Clyde and I are always excited to spend time with friends and family and we will toast to just about anything, because life should be celebrated the big moments and the small everyday moments. So when our friends invited us to a afternoon of cider pressing and dining on the deck followed by an evening around the fire pit we were eager to roll the red carpet for our favorite season.
Growing up in Maine, I can not imagine fall with out apples and cider. My grandparents owned and operated the most perfect apple orchard and the back of our property was literally across the dirt road from one of their apple fields. It was just a five minute walk to their barn that smelled of hay and apples. And as if growing up in Maine wasn't perfect enough, growing up in Maine on an apple orchard with a big red barn well, there may as well have been unicorns running around that field, it was magical.
We arrived at our friends home mid afternoon and the press was already in full swing. They had pick over 100+ pounds of apples the day before and had everything set up beautifully.

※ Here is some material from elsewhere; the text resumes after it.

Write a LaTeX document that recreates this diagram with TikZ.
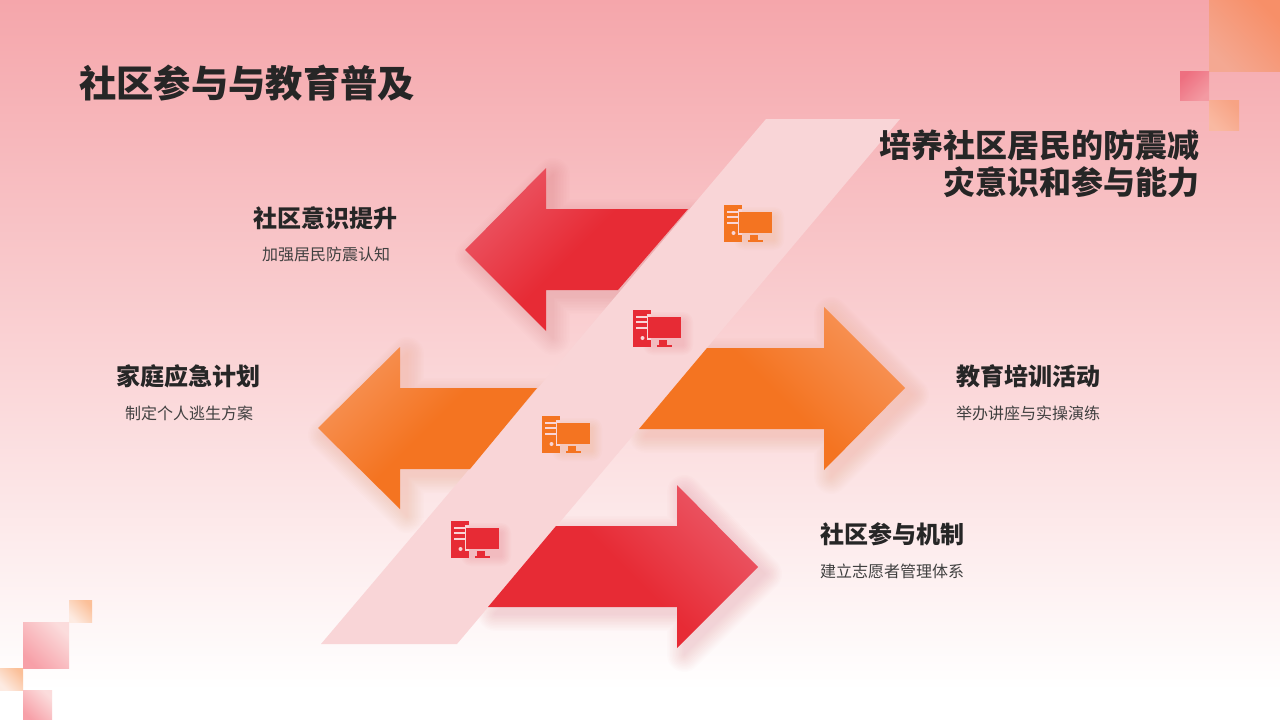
\documentclass[tikz,border=0pt]{standalone}
\usepackage{fontspec}
\setmainfont{Noto Sans CJK SC}
\definecolor{bgtop}{HTML}{F5A6AB}
\definecolor{bgmid}{HTML}{FAD2D4}
\definecolor{bandc}{HTML}{F9D5D7}
\definecolor{redS}{HTML}{E72B35}
\definecolor{redL}{HTML}{EB5563}
\definecolor{orgS}{HTML}{F47421}
\definecolor{orgL}{HTML}{F79255}
\definecolor{ink}{HTML}{262626}
\definecolor{subink}{HTML}{404040}
\definecolor{sqA}{HTML}{F4A892}
\definecolor{sqB}{HTML}{F78F68}
\definecolor{sqC}{HTML}{EE6F80}
\definecolor{sqD}{HTML}{F39AA2}
\definecolor{sqE}{HTML}{F9AE8C}
\definecolor{sqF}{HTML}{F7A384}
\definecolor{sqG}{HTML}{F7A0A8}
\definecolor{sqH}{HTML}{FBDCDC}
\definecolor{sqI}{HTML}{FBBF98}
\definecolor{sqJ}{HTML}{FDEBE2}
\newcommand{\softshadow}[2]{%
  \foreach \w in {34,31,28,25,22,19,16,13,10,7,4,1}{
    \begin{scope}[transparency group,opacity=.012]
    \fill[#2,draw=#2,line width=\w pt,line join=round,xshift=7pt,yshift=-7pt] #1;
    \end{scope}
  }}
\newcommand{\arrRedLeft}{(465,250)--(546,168)--(546,209)--(688,209)--(618,290)--(546,290)--(546,331)--cycle}
\newcommand{\arrOrgLeft}{(318,428)--(400,347)--(400,388)--(537,388)--(470,469)--(400,469)--(400,509)--cycle}
\newcommand{\arrOrgRight}{(905,388)--(824,307)--(824,348)--(707,348)--(639,429)--(824,429)--(824,470)--cycle}
\newcommand{\arrRedRight}{(758,567)--(677,485)--(677,526)--(556,526)--(488,607)--(677,607)--(677,648)--cycle}
\tikzset{
  x=1pt,y=-1pt,
  heading/.style={text=ink,font=\bfseries\fontsize{24}{28}\selectfont,inner sep=0pt},
  sublabel/.style={text=subink,font=\fontsize{16}{20}\selectfont,inner sep=0pt},
  redleft/.style={top color=redL,bottom color=redS,middle color=redS,shading angle=45},
  orgleft/.style={top color=orgL,bottom color=orgS,middle color=orgS,shading angle=45},
  redright/.style={top color=redL,bottom color=redS,middle color=redS,shading angle=-45},
  orgright/.style={top color=orgL,bottom color=orgS,middle color=orgS,shading angle=-45},
  pics/pcicon/.style={code={
    \foreach \w in {20,17,14,11,8,5,2}{
      \begin{scope}[transparency group,opacity=.018]
      \fill[#1,draw=#1,line width=\w pt,line join=round] (20,12) rectangle (50,35);
      \end{scope}
    }
    \fill[bandc] (13.5,5) rectangle (18,30);
    \fill[#1] (0,0) rectangle (18,4);
    \fill[#1] (0,0) rectangle (13.5,37);
    \fill[#1] (13.5,30) rectangle (18,37);
    \fill[bandc] (2.5,5.5) rectangle (13.5,7.5);
    \fill[bandc] (2.5,11) rectangle (13.5,13);
    \fill[bandc] (2.5,16.5) rectangle (13.5,18.5);
    \fill[bandc] (9.5,28) circle (2);
    \fill[#1] (15,7) rectangle (48,28);
    \fill[#1] (26,30) rectangle (34,35);
    \fill[#1] (24,35) rectangle (39,37);
  }}
}
\begin{document}
\begin{tikzpicture}
\useasboundingbox (0,0) rectangle (1280,720);
% background
\shade[top color=bgtop,bottom color=white,middle color=bgmid] (0,0) rectangle (1280,690);
\fill[white] (0,689.5) rectangle (1280,720);
% corner squares
\shade[top color=sqB,bottom color=sqA,shading angle=-45] (1209,0) rectangle (1280,71);
\shade[top color=sqC,bottom color=sqD,shading angle=45] (1180,71) rectangle (1209,100);
\shade[top color=sqF,bottom color=sqE!70!bgmid,shading angle=-45] (1209,100) rectangle (1239,130);
\shade[top color=sqH,bottom color=sqG,shading angle=-45] (23,622) rectangle (69,668);
\shade[top color=sqI,bottom color=sqJ,shading angle=-45] (69,600) rectangle (92,622);
\shade[top color=sqI,bottom color=sqJ,shading angle=-45] (0,668) rectangle (23,690);
\shade[top color=sqH,bottom color=sqG,shading angle=-45] (23,690) rectangle (52,720);
% arrow shadows
\softshadow{\arrRedLeft}{redS}
\softshadow{\arrOrgLeft}{orgS}
\softshadow{\arrOrgRight}{orgS}
\softshadow{\arrRedRight}{redS}
% band
\fill[bandc] (766,119) -- (900,119) -- (457,644) -- (321,644) -- cycle;
% arrows
\shade[redleft] \arrRedLeft;
\shade[orgleft] \arrOrgLeft;
\shade[orgright] \arrOrgRight;
\shade[redright] \arrRedRight;
% icons
\pic (icona) at (724,205) {pcicon=orgS};
\pic (iconb) at (633,310) {pcicon=redS};
\pic (iconc) at (542,416) {pcicon=orgS};
\pic (icond) at (451,521) {pcicon=redS};
% texts
\node[anchor=west,text=ink,font=\bfseries\fontsize{37.3}{40}\selectfont,inner sep=0pt] (title) at (79,83) {社区参与与教育普及};
\node[anchor=east,align=right,text=ink,font=\bfseries\fontsize{32}{37}\selectfont,inner sep=0pt] (goal) at (1200,163.5) {培养社区居民的防震减\\灾意识和参与能力};
\node[heading] (h1) at (325.5,218) {社区意识提升};
\node[sublabel] (s1) at (326,254) {加强居民防震认知};
\node[heading] (h2) at (188.5,376) {家庭应急计划};
\node[sublabel] (s2) at (189,413) {制定个人逃生方案};
\node[heading] (h3) at (1028.5,376) {教育培训活动};
\node[sublabel] (s3) at (1028,413) {举办讲座与实操演练};
\node[heading] (h4) at (892.5,534) {社区参与机制};
\node[sublabel] (s4) at (892,571) {建立志愿者管理体系};
\end{tikzpicture}
\end{document}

These apples brought back so many wonderful childhood memories of the fields that we played in for hours, the big red barn with the dusty deer head that both fascinated me and freaked me out at the same time, and the most wonderful grandparents a kid could ask for. I remember the conveyer belt that carried the apples through the washing machine and my grandmother standing at the opposite end picking through the apples removing the leaves and any debris that made it in from the picking baskets.
The scene was just slightly different than that big red barn but the process was exactly the same, the smell was the same and the only thing missing, my wonderful grandparents and the backfire of the 1936 John Deer tractor that would have me running for the hills every time he started it up.
The recipe is simple, fresh apples, washed, crushed and pressed, equals cider.
We all took turns helping out, I think my favorite part was sliding the crushed apple bin over to the right to be pressed. It reminded me of the wheel barrow full of spent, crushed apples my Grandfather would empty from his automatic press and wheel just outside the barn.
It went pretty quick with all hands on deck and before too long we were done. I loved that they used washed out milk jugs, just like my Grandfather did and the cider was delicious.
After the last of the cider was jugged, and the press was cleaned up, we enjoyed a late lunch on the deck.
We ended the day relaxing around the fire pit with a little nip in our cider, a bite of homemade apple pie and the sound of coyotes off in the distance.
It was a lovely day of feeling blessed and grateful for great friends and family and I can not imagine a better way to welcome in fall.